Up til now, we looked at sequential assembly instructions. But you can also have shellcode patterns with jumps, e.g. non-sequential instructions. Here is an example:
jmp LABEL1 LABEL2: pop eax ... ... LABEL1: call LABEL2
To enable to match assembly code patterns with jumps, I introduced the (J;*) pattern in my rule definitions. J stands for a jump, and * represent the numbers of bytes that make up the displacement of the jump instruction (normally 1 byte or 4 bytes). Here is the rule that encodes the above assembly code pattern:
GetEIP method 3:10:E9(J;4)E8(J;4)(B;01011???)
Finally, Frank’s detector also looks for suspicious strings, like UrlDownloadToFile, WinExec, … You can define rules using a hex pattern to detect these strings, but to facilitate the encoding of these rules, I added the str= keyword, like this:
Suspicious strings:2:str=UrlDownloadToFile Suspicious strings:2:str=WinExec
Using wildcard rules
To use these shellcode wildcard rules with XORSearch, you use options -w or -W. -w allows you to specify your own rule(s), -W uses the build-in rules.
With -w, you can specify your rule as the search argument, or together with option -f, you provide a text file with rules.
Example: XORSearch.exe -w olimpikge.xls “GetEIP method 3:10:E9(J;4)E8(J;4)(B;01011???)”
With -W, you don’t have to provide the rules, XORSearch will use the build-in rules.

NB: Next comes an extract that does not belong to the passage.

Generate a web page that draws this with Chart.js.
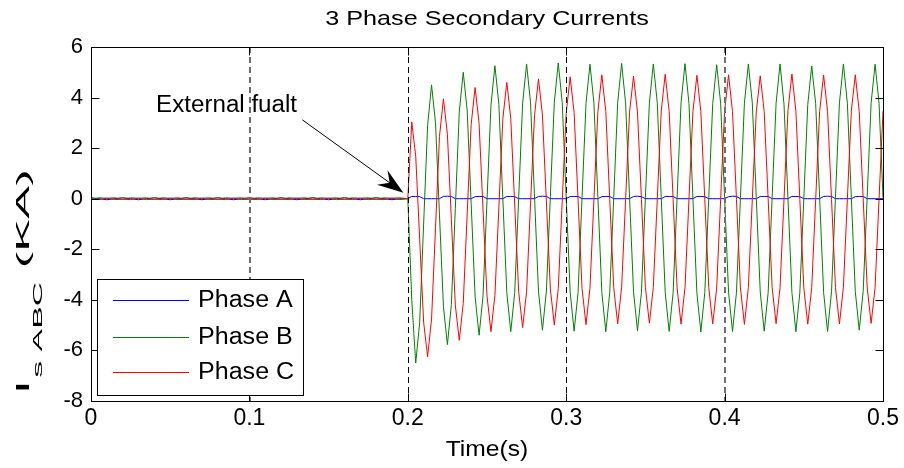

Example: XORSearch.exe -W olimpikge.xls
You can view the build-in rules with option -L:
Function prolog signature:10:558BEC83C4 Function prolog signature:10:558BEC81EC Function prolog signature:10:558BECEB Function prolog signature:10:558BECE8 Function prolog signature:10:558BECE9 Indirect function call tris:10:FFB7(B;????????)(B;????????)(B;????????)(B;????????)FF57(B;????????) GetEIP method 4 FLDZ/FSTENV [esp-12]:10:D9EED97424F4(B;01011???) GetEIP method 1:10:E800000000(B;01011???) GetEIP method 2:10:EB(J;1)E8(J;4)(B;01011???) GetEIP method 3:10:E9(J;4)E8(J;4)(B;01011???) GetEIP method 4:10:D9EE9BD97424F4(B;01011???) Find kernel32 base method 1:10:648B(B;00???101)30000000 Find kernel32 base method 1bis:10:64A130000000 Find kernel32 base method 2:10:31(B;11A??A??)(B;10100A??)30648B(B;00B??A??) Find kernel32 base method 3:10:6830000000(B;01011A??)648B(B;00B??A??) Structured exception handling :10:648B(B;00???101)00000000 Structured exception handling bis:10:64A100000000 API Hashing:10:AC84C07407C1CF0D01C7EBF481FF API Hashing bis:10:AC84C07407C1CF0701C7EBF481FF Indirect function call:10:FF75(B;A???????)FF55(B;A???????) Indirect function call bis:10:FFB5(B;A???????)(B;B???????)(B;C???????)(B;D???????)FF95(B;A???????)(B;B???????)(B;C???????)(B;D???????) OLE file magic number:10:D0CF11E0 Suspicious strings:2:str=UrlDownloadToFile Suspicious strings:2:str=GetTempPath Suspicious strings:2:str=GetWindowsDirectory Suspicious strings:2:str=GetSystemDirectory Suspicious strings:2:str=WinExec Suspicious strings:2:str=ShellExecute Suspicious strings:2:str=IsBadReadPtr Suspicious strings:2:str=IsBadWritePtr Suspicious strings:2:str=CreateFile Suspicious strings:2:str=CloseHandle Suspicious strings:2:str=ReadFile Suspicious strings:2:str=WriteFile Suspicious strings:2:str=SetFilePointer Suspicious strings:2:str=VirtualAlloc Suspicious strings:2:str=GetProcAddr Suspicious strings:2:str=LoadLibrary
I derived these rules from the source code Frank gave me. Testing these rules on different benign and malicious files revealed 2 things: a couple of rules generated a lot of false positives, and brute-forcing the ROT encoding also generated a lot of false positives. So I removed these rules, and I added an option to disable encodings (option -d). For example, with option -d 3 I disable the brute-forcing of the ROT encoding (1: XOR 2: ROL 3: ROT 4: SHIFT 5: ADD).
When looking for shellcode, you want several rules to trigger. If just one or two rules trigger, they are likely false positives.